Mauve Martineau

mauvemartineau.com
Email: mauve.martineau@gmail.com
Instagram: @mauve.martineau


Artist Statement

My work 20 Church Street responds to the way that queer communities form, and (in my experience) ultimately end. It responds to both the joy and the grief associated with a community constantly shifting and changing.

20 Church Street was a Victorian mansion in New Paltz where I lived alongside eight other trans/nonbinary people, mainly drag and burlesque performers, during the height of the COVID-19 pandemic. At the end of 2021, we were informed that the Mayor of New Paltz was going to buy the house, and we were all to be evicted by 2022.
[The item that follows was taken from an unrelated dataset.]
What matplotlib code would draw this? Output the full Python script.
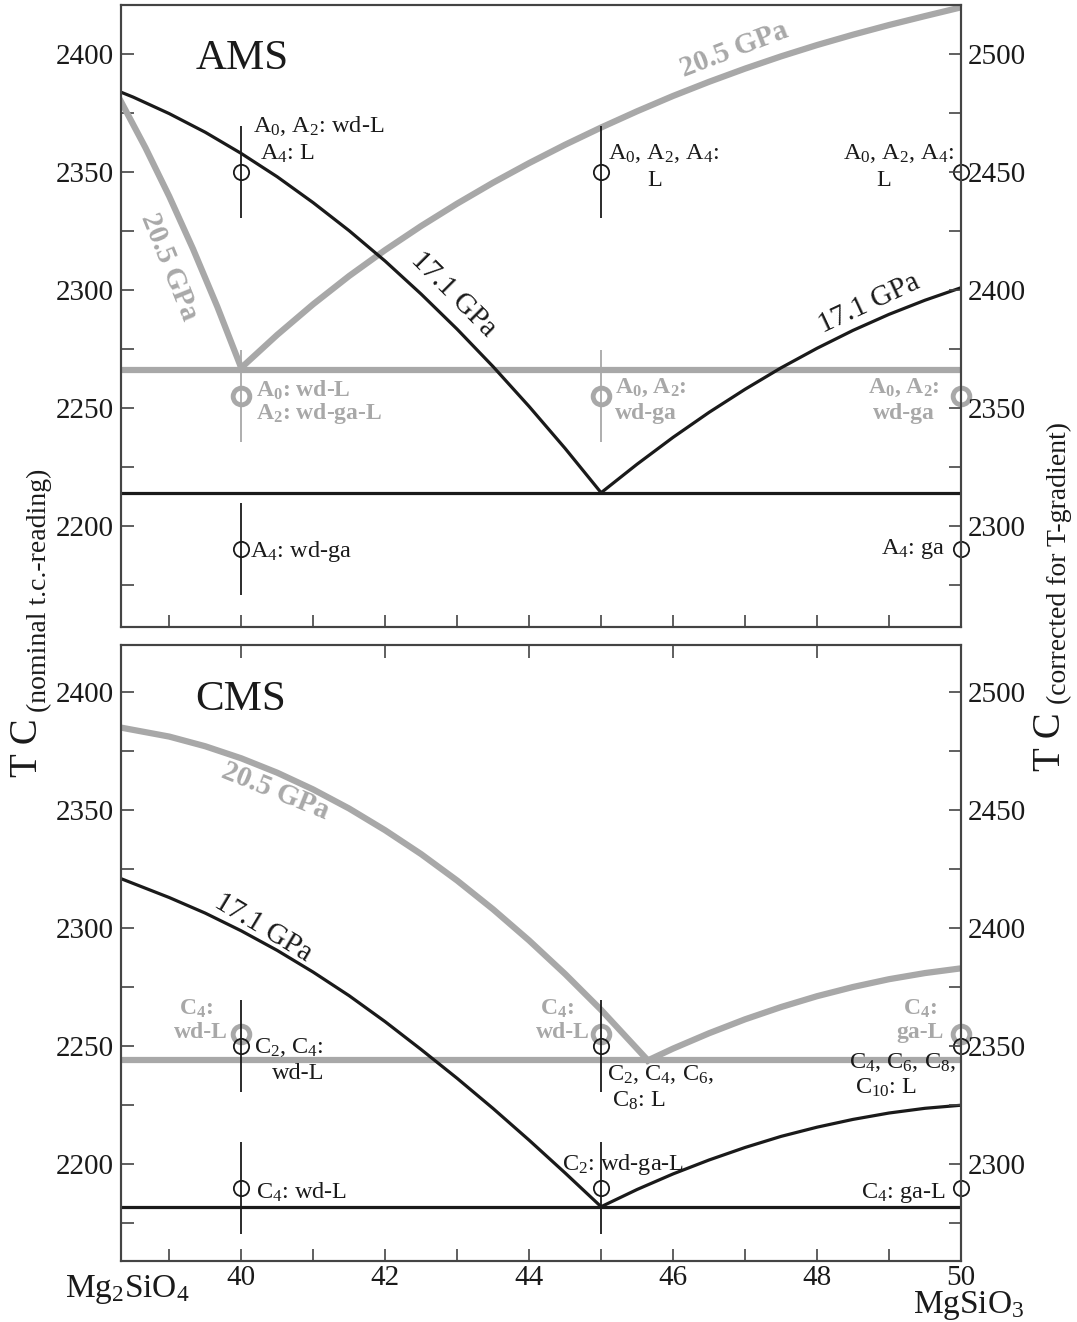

20 Church Street is about the experience of living in this house, and losing it. The mansion was a place of transition—many of us were between homes, careers, stages of life, between communities. Most of us were able to start gender transitions while living in the house. The space allowed us the privacy, safety, and flexibility to change our minds. The work is a love letter to my community. I pose that if this experience happened once—as it has happened many times in the past for other people in different contexts—it can happen again.

Artist Bio

Mauve Martineau (b. 1998, Canmore, Alberta, Canada) is an artist working in video, performance, soft sculpture, and textiles. Martineau graduated from the Alberta University of the Arts with a BFA in painting and is currently pursuing an MFA in Fine Arts at Parsons School of Design/The New School. Martineau has presented work at the Higashikawa International Photography Festival in Higashikawa, Japan; the Springboard Performance Festival in Calgary, Canada; and the Sheila C. Johnson Design Center in New York, NY. They have had solo exhibitions at the Hub Gallery in Canmore, Alberta, and at the Marion Nicoll Gallery in Calgary, Alberta. Martineau was the recipient of the AUArts Governor General’s Award in 2020 and the Canmore Mayor’s Spotlight on the Arts Emerging Artist Award in 2018.